Many airport terminal facilities (e.g., terminal buildings, parking garages, and terminal roadways) are nearing the end of their design life and/or are becoming functionally obsolete. In addition, airline industry changes have reduced the need for demand-driven expansion. These changes, as well as the financial state of most airlines, put an additional financial burden on airport operators to maintain current rates and charges. Very often, components of terminal facilities reach the end of their useful life or become significantly outdated long before the structural integrity of the facility reaches the end of its useful life. However, these components, such as mechanical and IT systems, can be very difficult and costly to replace without major impacts to the facility and disruption to ongoing operations. Further compounding the issue is the lack of space at many airports to simply construct replacement facilities and avoid much of the complexity of renovating existing facilities without significantly disrupting passengers or ongoing operations. Airports with adequate space face tough scrutiny from the airlines to provide significant justification that new facilities are a more financially feasible solution than renewing the current facilities.

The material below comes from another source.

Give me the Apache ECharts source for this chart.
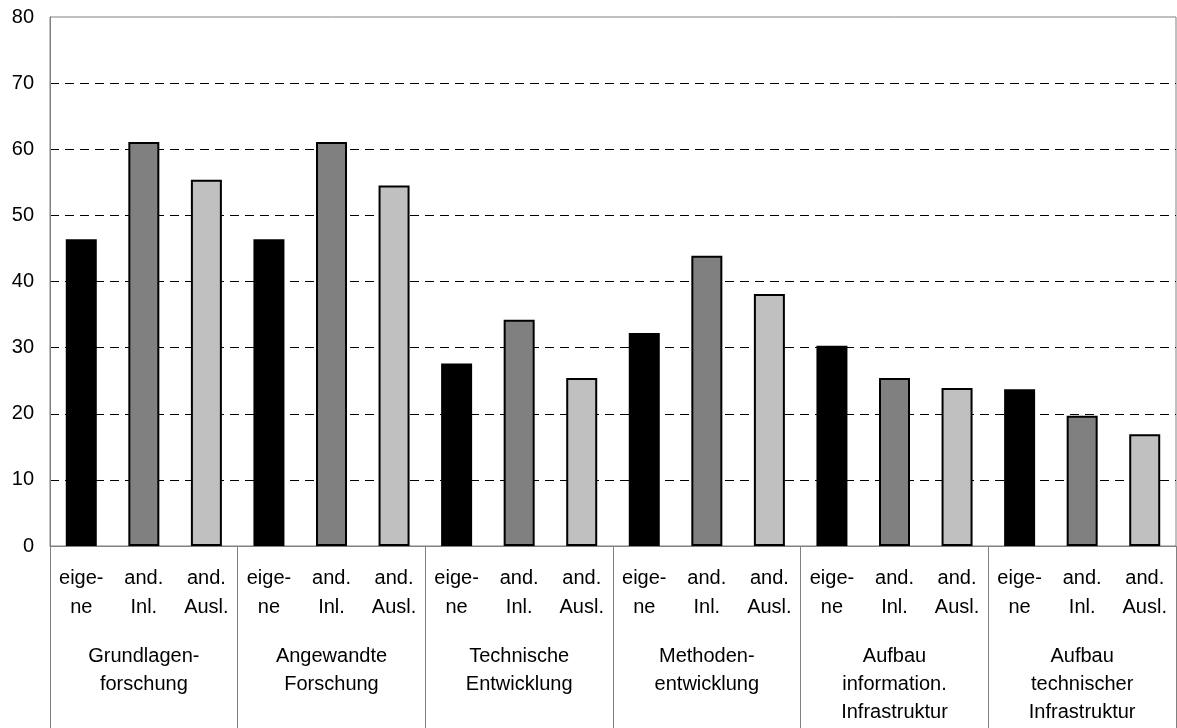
<!DOCTYPE html>
<html>
<head>
<meta charset="utf-8">
<script src="https://cdn.jsdelivr.net/npm/echarts@6/dist/echarts.min.js"></script>
<style>
html,body{margin:0;padding:0;background:#fff;}
#chart{width:1177px;height:728px;}
</style>
</head>
<body>
<div id="chart"></div>
<script>
// Data
const groups = ["Grundlagen-\nforschung", "Angewandte\nForschung", "Technische\nEntwicklung", "Methoden-\nentwicklung", "Aufbau\ninformation.\nInfrastruktur", "Aufbau\ntechnischer\nInfrastruktur"];
const subLabels = ["eige-\nne", "and.\nInl.", "and.\nAusl."];
const eigene = [46.4, 46.4, 27.6, 32.2, 30.3, 23.7];
const andInl = [61.1, 61.1, 34.2, 43.9, 25.4, 19.7];
const andAusl = [55.4, 54.5, 25.4, 38.1, 23.9, 16.9];
const yTicks = [0, 10, 20, 30, 40, 50, 60, 70, 80];
const colors = ["#000000", "#808080", "#c0c0c0"];

const seriesVals = [eigene, andInl, andAusl];
const cats = [];
const barData = [];
groups.forEach((g, gi) => {
  subLabels.forEach((s, si) => {
    cats.push(s);
    barData.push({ value: seriesVals[si][gi], itemStyle: { color: colors[si] } });
  });
});

const font = "'Liberation Sans', Arial, sans-serif";
const chart = echarts.init(document.getElementById('chart'));
chart.setOption({
  animation: false,
  backgroundColor: '#ffffff',
  grid: { left: 50, right: 1, top: 17, bottom: 182, show: true, borderColor: '#808080', borderWidth: 1, containLabel: false },
  xAxis: [
    {
      type: 'category', data: cats, position: 'bottom', boundaryGap: true,
      axisLine: { show: true, lineStyle: { color: '#808080', width: 1 } },
      axisTick: { show: false },
      axisLabel: { interval: 0, margin: 18, fontSize: 20, lineHeight: 29, color: '#000', fontFamily: font, align: 'center' },
      splitLine: { show: false }
    },
    {
      type: 'category', data: groups, position: 'bottom', boundaryGap: true,
      axisLine: { show: false },
      axisTick: { show: true, interval: 0, length: 182, lineStyle: { color: '#808080', width: 1 } },
      axisLabel: { interval: 0, margin: 96, fontSize: 20, lineHeight: 28, color: '#000', fontFamily: font, align: 'center' },
      splitLine: { show: false }
    }
  ],
  yAxis: {
    type: 'value', min: yTicks[0], max: yTicks[yTicks.length - 1], interval: 10,
    axisLine: { show: true, lineStyle: { color: '#808080', width: 1 } },
    axisTick: { show: false },
    axisLabel: { margin: 16, fontSize: 20, color: '#000', fontFamily: font },
    splitLine: { show: true, showMinLine: false, showMaxLine: false, lineStyle: { color: '#000', type: [9, 6], width: 1 } }
  },
  series: [{
    type: 'bar', xAxisIndex: 0, data: barData, barWidth: 31,
    itemStyle: { borderColor: '#000', borderWidth: 2 }
  }]
});
</script>
</body>
</html>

Thorough analysis of the myriad relevant factors is required in order to decide whether to renew existing facilities or construct replacement facilities, particularly when the new facilities are not demand-driven. This detailed analysis is typically not included at the Master Plan level but should occur before facility programming and schematic design services are commissioned. Nor can this analysis be conducted by simply comparing the initial capital cost of multiple options but rather must provide a total life-cycle cost outcome perspective. These issues can be further compounded by multiple, competing and conflicting interests by the various stakeholders. Achieving consensus on the most effective solution can be difficult without a set of decision-making tools.
The objective of this research is to develop a guidebook that provides a decision-making process and associated tools that can be used by airport operators, airlines, and consultants in evaluating options to renovate existing terminal facilities or replace them with new facilities. Some of the contributing factors of these decision-making tools should include life-cycle cost, airside/landside and terminal capacity in relation to passenger demand, facilities obsolescence and condition, development risk, development schedule, changes in regulatory requirements, airline needs, operational constraints, tenant make-up, and airport business model.